C. Scientificus Var. Sceptiensis – The Skeptic

Closely related to the Watchdog (but perhaps more distant from their original scientific training, or perhaps not even scientifically trained), the Skeptic will go after anything even remotely unscientific, and has a penchant for examining people who believe in crazy things. Some Skeptics become very good (and very popular) whilst others skirt the boundaries of sanity and start to believe in conspiracies themselves.  This skeptic has to be constantly vigilant against “The Forces of Darkness”.  Sooner or later it is revealed that the Skeptic works for the Templeton Foundation (no I’m not going to link to them, they might find out where I live).

C. Scientificus Var. Theatricalus – The Performer

Yep, you’ve seen them at shows, and seen them on TV. They make science “cool”, and mostly teach kids (and a few ‘kids’ masquerading as adults). These guys are probably our main line of defense against the dark arts of Woo and religion. Without the Performer, your child really might continue to believe in the Easter Bunny. Scientific thinking gets its first opportunity to thrive in the Performer’s hands. The world is a little safer from silliness thanks to them (God bless ‘em). Explosions and volcanoes and dry ice and the like are tricks of the trade here.

C. Scientificus Var. Obsesionatii – The Passionate One

The Passionate One is convinced that the world is in peril if we don’t all understand their field of science. So important is it that they sometimes lose the message of their science in an attempt to “get it out there”. Obsessionatii can be found engaged in long well-worded arguments across the blogosphere, or may be found appearing on late-night current affairs programs. Sometimes they accidentally fall victim to Unopinionatii in a cruel act known as “sensationalism”. Occasionally, Obsessionatii gets mixed in with roaming hoards of Bulldogensis and Sceptiensis. In these instances, they can be most effective, sometimes writing books about how, for instance, geology has an answer against anthropogenic climate change. However, it is important here to distinguish them from our next variant:

C. Scientificus Var. Professorisis – The Prominent Professor

The Prominent Professor is a genuine leader in his or her scientific field. However, usually after having written a surprisingly popular book, they have moved into a position of leadership in science communication, typically with the phrase “public understanding of science” associated with them. They typically have huge masses of seething fans, as well as a notable number of “antis”. Their opponents (who often have Sceptiensis in their mix) can be quite vocal, often labeling them as “strident” or at least labelling them as patsies to the media. They try to avoid Unopinionatii for reasons of professional integrity.

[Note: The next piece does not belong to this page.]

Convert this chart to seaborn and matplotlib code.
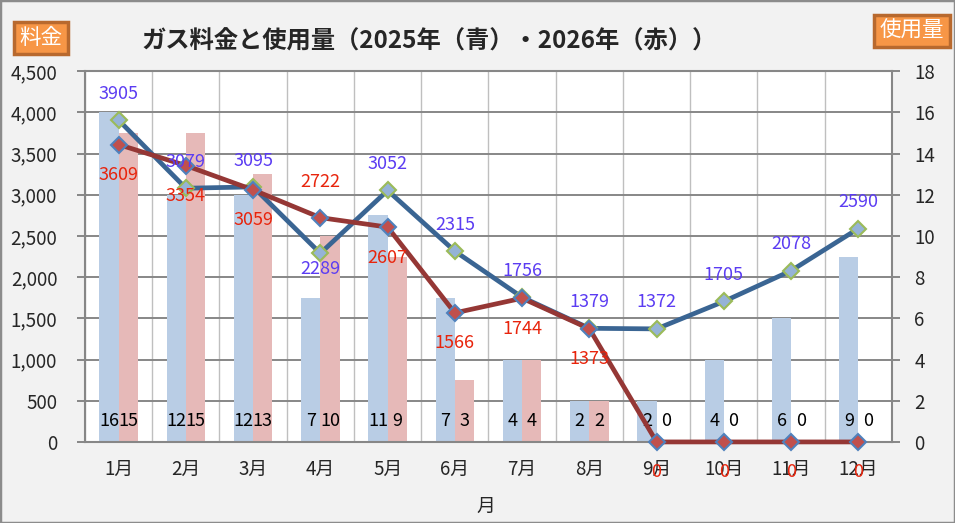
import numpy as np
import pandas as pd
import matplotlib
matplotlib.use('Agg')
import matplotlib.pyplot as plt
import seaborn as sns
from matplotlib.ticker import MultipleLocator, FuncFormatter
from matplotlib.patches import Rectangle

# データ
months = [f'{i}月' for i in range(1, 13)]
usage_2025 = [16, 12, 12, 7, 11, 7, 4, 2, 2, 4, 6, 9]
usage_2026 = [15, 15, 13, 10, 9, 3, 4, 2, 0, 0, 0, 0]
price_2025 = [3905, 3079, 3095, 2289, 3052, 2315, 1756, 1379, 1372, 1705, 2078, 2590]
price_2026 = [3609, 3354, 3059, 2722, 2607, 1566, 1744, 1373, 0, 0, 0, 0]

# 値ラベルのずらし量（ポイント）
off_2025 = [19] * 12
off_2025[3] = -11
off_2026 = [-22] * 12
off_2026[3] = 26

sns.set_theme(style='white')
plt.rcParams['font.family'] = ['Noto Sans CJK JP', 'DejaVu Sans']

fig = plt.figure(figsize=(9.55, 5.23), dpi=100, facecolor='#F2F2F2')
ax = fig.add_axes([0.089, 0.155, 0.845, 0.709])
ax.set_facecolor('white')

# 使用量（棒グラフ、右軸）
df_use = pd.DataFrame({
    '月': months * 2,
    '使用量': usage_2025 + usage_2026,
    '年': ['2025'] * 12 + ['2026'] * 12,
})
sns.barplot(data=df_use, x='月', y='使用量', hue='年', palette=['#B9CDE5', '#E6B9B8'],
            width=0.57, gap=0, saturation=1, linewidth=0, legend=False, ax=ax)

for cont in ax.containers:
    for patch, v in zip(cont.patches, cont.datavalues):
        ax.text(patch.get_x() + patch.get_width() / 2, 1.0, f'{v:.0f}',
                ha='center', va='center', fontsize=13, color='black')

ax.set_ylim(0, 18)
ax.set_xlim(-0.5, 11.5)
ax.yaxis.set_major_locator(MultipleLocator(2))
ax.set_xticks(np.arange(-0.5, 12, 1), minor=True)
ax.grid(axis='y', which='major', color='#878787', lw=1.4)
ax.grid(axis='x', which='minor', color='#BFBFBF', lw=1)
ax.set_axisbelow(True)
ax.tick_params(axis='x', which='major', length=0, pad=12, labelsize=13.5)
ax.tick_params(axis='x', which='minor', length=7, width=1.4, color='#878787', direction='out')
for s in ax.spines.values():
    s.set_color('#878787')
    s.set_linewidth(1.5)
ax.set_xlabel('')
ax.set_ylabel('')

# 料金（折れ線、左軸）
ax2 = ax.twinx()
# twinx で元の軸の目盛りが左に戻るので右へ
ax.yaxis.tick_right()
ax.tick_params(axis='y', length=6, width=1.4, color='#878787', pad=10, labelsize=13.5)

x = np.arange(len(months))
sns.lineplot(x=x, y=price_2025, ax=ax2, color='#3A6593', lw=3.4, marker='D', ms=8,
             mfc='#95B3D7', mec='#9BBB59', mew=1.5, clip_on=False)
sns.lineplot(x=x, y=price_2026, ax=ax2, color='#953735', lw=3.4, marker='D', ms=8,
             mfc='#C0504D', mec='#4F81BD', mew=1.5, clip_on=False)

for i, v in enumerate(price_2025):
    ax2.annotate(str(v), (i, v), xytext=(0, off_2025[i]), textcoords='offset points',
                 ha='center', va='center', fontsize=13, color='#5B3CF2', annotation_clip=False)
for i, v in enumerate(price_2026):
    ax2.annotate(str(v), (i, v), xytext=(0, off_2026[i]), textcoords='offset points',
                 ha='center', va='center', fontsize=13, color='#E8240C', annotation_clip=False)

ax2.set_ylim(0, 4500)
ax2.set_xlim(-0.5, 11.5)
ax2.yaxis.tick_left()
ax2.yaxis.set_major_locator(MultipleLocator(500))
ax2.yaxis.set_major_formatter(FuncFormatter(lambda v, p: f'{v:,.0f}'))
ax2.tick_params(axis='y', length=6, width=1.4, color='#878787', pad=14, labelsize=13.5)
for s in ax2.spines.values():
    s.set_visible(False)
ax2.set_ylabel('')

# タイトル・軸ラベル
fig.text(429 / 955, 1 - 42 / 523, 'ガス料金と使用量（2025年（青）・2026年（赤））',
         ha='center', va='center', fontsize=17.5, fontweight='bold')
fig.text(486 / 955, 1 - 506 / 523, '月', ha='center', va='center', fontsize=13.5)

box = dict(boxstyle='square,pad=0.25', fc='#F79646', ec='#B8692E', lw=2.5)
fig.text(41 / 955, 1 - 38 / 523, '料金', ha='center', va='center', fontsize=15.5,
         color='white', bbox=box)
fig.text(912 / 955, 1 - 31 / 523, '使用量', ha='center', va='center', fontsize=15.5,
         color='white', bbox=box)

fig.patches.append(Rectangle((0, 0), 1, 1, transform=fig.transFigure, fill=False,
                             ec='#8C8C8C', lw=2.5))

fig.savefig('out.png', dpi=100, facecolor=fig.get_facecolor())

C. Scientificus Var. Polymathicus – The Profligate Writer

Sometimes a scientist, sometimes a journalist; Polymathicus writes features and blogs and books like they have six hands and an army of assistants. Sometimes they actually do have an army of assistants (probably only two hands). Who knows? Their products are easy to read and they really do reach a broad church. Most of the other variants are simply jealous of these types because Polymathicus have always done what the others always wanted to do – speak and write about interesting stuff. Whilst they sometimes sensationalize the science, they always offer a guiding argument, which distinguishes them from Unopinionatii.

There are probably others. Any thoughts?

I don’t know which I am or which I want to be. I suspect that I have grandiose visions of Polymathicus or Professorisis. I may have to settle for the debated taxonomic classification of Var. Studentiasis – who writes blogs about blogs and blogs about science and continually studies at uni and generally would kill to join one of the other variants.